Egypt will not accept an emergency loan from the International Monetary Fund (IMF), Minister of Finance El-Morsi El-Sayed Hegazy announced during a press conference on Tuesday.
The global lender recently offered Egypt emergency funds through the Rapid Financing Instrument (RFI) facility to help it overcome its urgent balance of payments crisis, in parallel with negotiations over a $4.8 billion long-term stand-by-arrangement (SBA).
Egypt's cabinet spokesperson Alaa El-Hadidi told Reuters that any loan agreement would only be agreed within the framework of the country's economic programme.
Under the RFI programme Egypt could have accessed almost $700 million in emergency funds.
According to IMF regulations, emergency loans are limited to 50 per cent of the country's quota per year and 100 per cent of its quota in total.
Egypt's quota, which is determined by its relative position in the world economy, amounts to approximately $1.4 billion.
The RFI does not require a full-fledged economic plan but IMF officials have said that although Egypt can apply for an emergency short-term loan it must still make serious macroeconomic and fiscal reforms.
"This instrument [the short-term loan] is a gesture of goodwill from the IMF. It does not want to appear like it is abandoning Egypt, especially as the $4.8 billion facility is being delayed," former finance minister Hazem El-Beblawi told Ahram Online, Tuesday.
In late February, the Egyptian government unveiled a modified economic recovery programme that aimed to meet the IMF's pre-conditions for a proposed $4.8 billion loan, which included tax and budget reforms.

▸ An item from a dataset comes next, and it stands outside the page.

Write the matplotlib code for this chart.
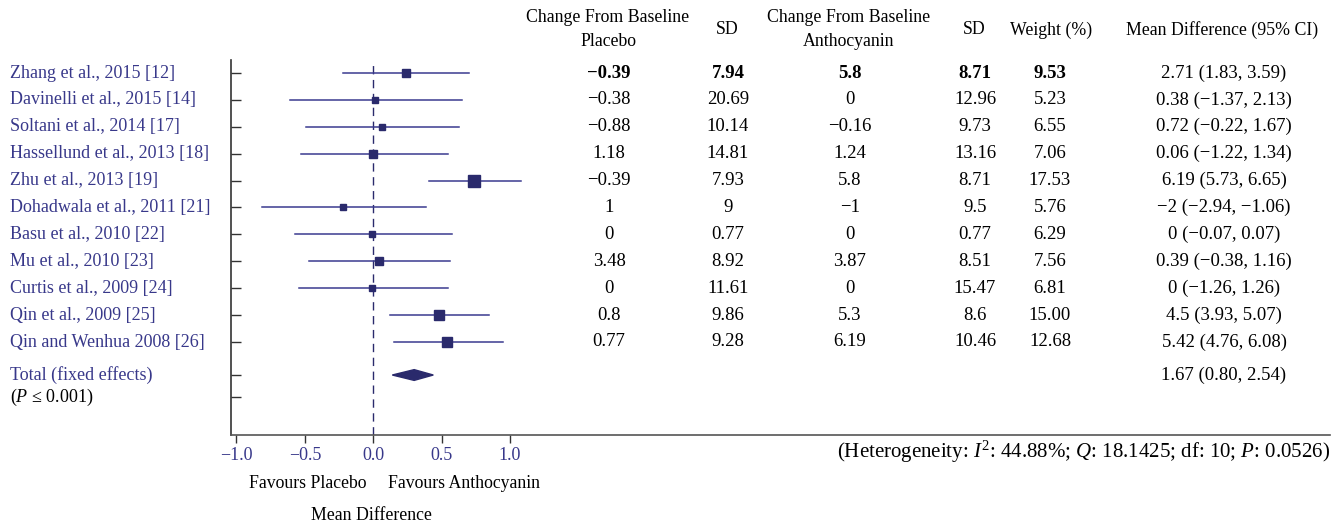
import matplotlib
matplotlib.use("Agg")
import matplotlib.pyplot as plt
import numpy as np

plt.rcParams['font.family'] = ['Liberation Serif', 'DejaVu Serif']
plt.rcParams['mathtext.fontset'] = 'custom'
plt.rcParams['mathtext.rm'] = 'Liberation Serif'
plt.rcParams['mathtext.it'] = 'Liberation Serif:italic'

studies = ["Zhang et al., 2015 [12]", "Davinelli et al., 2015 [14]", "Soltani et al., 2014 [17]",
           "Hassellund et al., 2013 [18]", "Zhu et al., 2013 [19]", "Dohadwala et al., 2011 [21]",
           "Basu et al., 2010 [22]", "Mu et al., 2010 [23]", "Curtis et al., 2009 [24]",
           "Qin et al., 2009 [25]", "Qin and Wenhua 2008 [26]"]
placebo_change = ["−0.39", "−0.38", "−0.88", "1.18", "−0.39", "1", "0", "3.48", "0", "0.8", "0.77"]
placebo_sd = ["7.94", "20.69", "10.14", "14.81", "7.93", "9", "0.77", "8.92", "11.61", "9.86", "9.28"]
antho_change = ["5.8", "0", "−0.16", "1.24", "5.8", "−1", "0", "3.87", "0", "5.3", "6.19"]
antho_sd = ["8.71", "12.96", "9.73", "13.16", "8.71", "9.5", "0.77", "8.51", "15.47", "8.6", "10.46"]
weights = [9.53, 5.23, 6.55, 7.06, 17.53, 5.76, 6.29, 7.56, 6.81, 15.00, 12.68]
weight_labels = ["9.53", "5.23", "6.55", "7.06", "17.53", "5.76", "6.29", "7.56", "6.81", "15.00", "12.68"]
md_ci_text = ["2.71 (1.83, 3.59)", "0.38 (−1.37, 2.13)", "0.72 (−0.22, 1.67)", "0.06 (−1.22, 1.34)",
              "6.19 (5.73, 6.65)", "−2 (−2.94, −1.06)", "0 (−0.07, 0.07)", "0.39 (−0.38, 1.16)",
              "0 (−1.26, 1.26)", "4.5 (3.93, 5.07)", "5.42 (4.76, 6.08)"]
# plotted (standardised) effect estimates
effect = [0.24, 0.016, 0.066, 0.0, 0.74, -0.22, -0.008, 0.045, -0.008, 0.48, 0.54]
ci_low = [-0.22, -0.61, -0.49, -0.53, 0.41, -0.81, -0.57, -0.47, -0.54, 0.12, 0.15]
ci_high = [0.70, 0.65, 0.63, 0.55, 1.08, 0.39, 0.58, 0.56, 0.55, 0.85, 0.95]
total_effect = 0.30
total_low = 0.14
total_high = 0.44
total_text = "1.67 (0.80, 2.54)"
xticks = [-1.0, -0.5, 0.0, 0.5, 1.0]
xtick_labels = ["−1.0", "−0.5", "0.0", "0.5", "1.0"]

W, H = 1334, 525
fig = plt.figure(figsize=(W / 100, H / 100), dpi=100)
ax = fig.add_axes([231 / W, 1 - 435 / H, (1330 - 231) / W, (435 - 60) / H])

navy = '#2a2a6c'
line_c = '#3b3b90'
label_c = '#38388a'

n = len(studies)
rows = np.arange(n)
total_row = 11.23
p_row = 12.04

ax.set_xlim(-1.04, 7.0)
ax.set_ylim(13.46, -0.48)

for i in range(n):
    ax.plot([ci_low[i], ci_high[i]], [rows[i], rows[i]], color=line_c, lw=1.1, zorder=2)
    ax.plot(effect[i], rows[i], marker='s', ms=1.9 * np.sqrt(weights[i]), color=navy,
            mec=navy, zorder=3)

dh = 0.2
ax.fill([total_low, total_effect, total_high, total_effect],
        [total_row, total_row - dh, total_row, total_row + dh], color=navy, zorder=3)

ax.axvline(0, color=navy, lw=1.0, ls=(0, (6, 4)), zorder=1)

ax.spines['top'].set_visible(False)
ax.spines['right'].set_visible(False)
ax.spines['left'].set_color('#333333')
ax.spines['bottom'].set_color('#555555')
ax.spines['left'].set_linewidth(1.2)
ax.spines['bottom'].set_linewidth(1.2)

ax.set_yticks(list(rows) + [total_row, p_row])
ax.set_yticklabels([])
ax.tick_params(axis='y', direction='in', length=7, width=1.0, color='#333333')
ax.set_xticks(xticks)
ax.set_xticklabels(xtick_labels, color=label_c, fontsize=13)
ax.tick_params(axis='x', direction='out', length=6, width=1.0, color='#333333', pad=3)

fs = 13
vfs = 13.5
def fx(px):
    return px / W
def fy(py):
    return 1 - py / H

row_px = [73 + 26.9 * r for r in rows]
for i in range(n):
    y = fy(row_px[i])
    fig.text(fx(10), y, studies[i], color=label_c, fontsize=fs, va='center', ha='left')
    wt = 'bold' if i == 0 else 'normal'
    fig.text(fx(609), y, placebo_change[i], fontsize=vfs, ha='center', va='center', weight=wt)
    fig.text(fx(728), y, placebo_sd[i], fontsize=vfs, ha='center', va='center', weight=wt)
    fig.text(fx(850), y, antho_change[i], fontsize=vfs, ha='center', va='center', weight=wt)
    fig.text(fx(975), y, antho_sd[i], fontsize=vfs, ha='center', va='center', weight=wt)
    fig.text(fx(1050), y, weight_labels[i], fontsize=vfs, ha='center', va='center', weight=wt)
    fig.text(fx(1224), y, md_ci_text[i], fontsize=vfs, ha='center', va='center')

fig.text(fx(10), fy(375), "Total (fixed effects)", color=label_c, fontsize=fs, va='center')
fig.text(fx(10), fy(397), "($P$ ≤ 0.001)", fontsize=fs, va='center')
fig.text(fx(1224), fy(375), total_text, fontsize=vfs, ha='center', va='center')

hfs = 12.8
fig.text(fx(608), fy(18), "Change From Baseline", fontsize=hfs, ha='center', va='center')
fig.text(fx(608), fy(42), "Placebo", fontsize=hfs, ha='center', va='center')
fig.text(fx(727), fy(30), "SD", fontsize=hfs, ha='center', va='center')
fig.text(fx(849), fy(18), "Change From Baseline", fontsize=hfs, ha='center', va='center')
fig.text(fx(849), fy(42), "Anthocyanin", fontsize=hfs, ha='center', va='center')
fig.text(fx(974), fy(30), "SD", fontsize=hfs, ha='center', va='center')
fig.text(fx(1051), fy(30), "Weight (%)", fontsize=hfs, ha='center', va='center')
fig.text(fx(1222), fy(30), "Mean Difference (95% CI)", fontsize=hfs, ha='center', va='center')

fig.text(fx(1330), fy(452), "(Heterogeneity: $I^2$: 44.88%; $Q$: 18.1425; df: 10; $P$: 0.0526)",
         fontsize=15, ha='right', va='center')
fig.text(fx(308), fy(483), "Favours Placebo", fontsize=hfs, ha='center', va='center')
fig.text(fx(464), fy(483), "Favours Anthocyanin", fontsize=hfs, ha='center', va='center')
fig.text(fx(371), fy(515), "Mean Difference", fontsize=hfs, ha='center', va='center')

fig.savefig("out.png", dpi=100)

However, anonymous IMF sources have expressed scepticism about the effectiveness of the government's proposed reforms.
Both the IMF and Egypt agreed that the RFI would not be a substitute for Egypt's economic reform programme.
On Monday, IMF spokeswoman Wafa Amr told Reuters that the RFI could have been "an option if there was a need for interim financing while a strong medium-term policy programme is being put in place."
A team from the IMF was expected to visit Egypt in the next few days to resume negotiations over the $4.8 billion loan, however the cabinet's spokesperson announced Tuesday that "no timing had yet been set" for the visit.
Negotiations over the $4.8 billion loan have stirred controversy in Egypt, with both ultra-conservative Islamists and leftists criticising the goverment's position.
The main concern is that Egypt will implement austerity measures burdening low-income segments of the population in order to secure the loan.
The announcement of reforms in December 2012 was met with widespread discontent. President Morsi was obliged to reverse a decision to increase taxes and reduce government subsidies on butane gas and electricity.
Some observers said the amended economic recovery programme, which was announced in February, did not include enough fundamental macroeconomic reforms to help Egypt overcome its economic difficulties. This could be making the fund's executive board wary about Egypt's economic outlook, the observers added.
"It seems the fund is unconvinced about Egypt's economic reform programme. It is also wary of the unstable political situation in the country," Beblawi explained. "So they can't make a large loan, but they can still help."
Egypt's net foreign reserves fell by $105 million in February to a critical $13.508 billion, the Central Bank of Egypt (CBE) said.
The country's budget deficit increased by 35.8 per cent to LE119.8 billion ($17.7 billion) from July to January of the 2012/13 fiscal year compared to the same period the previous fiscal year.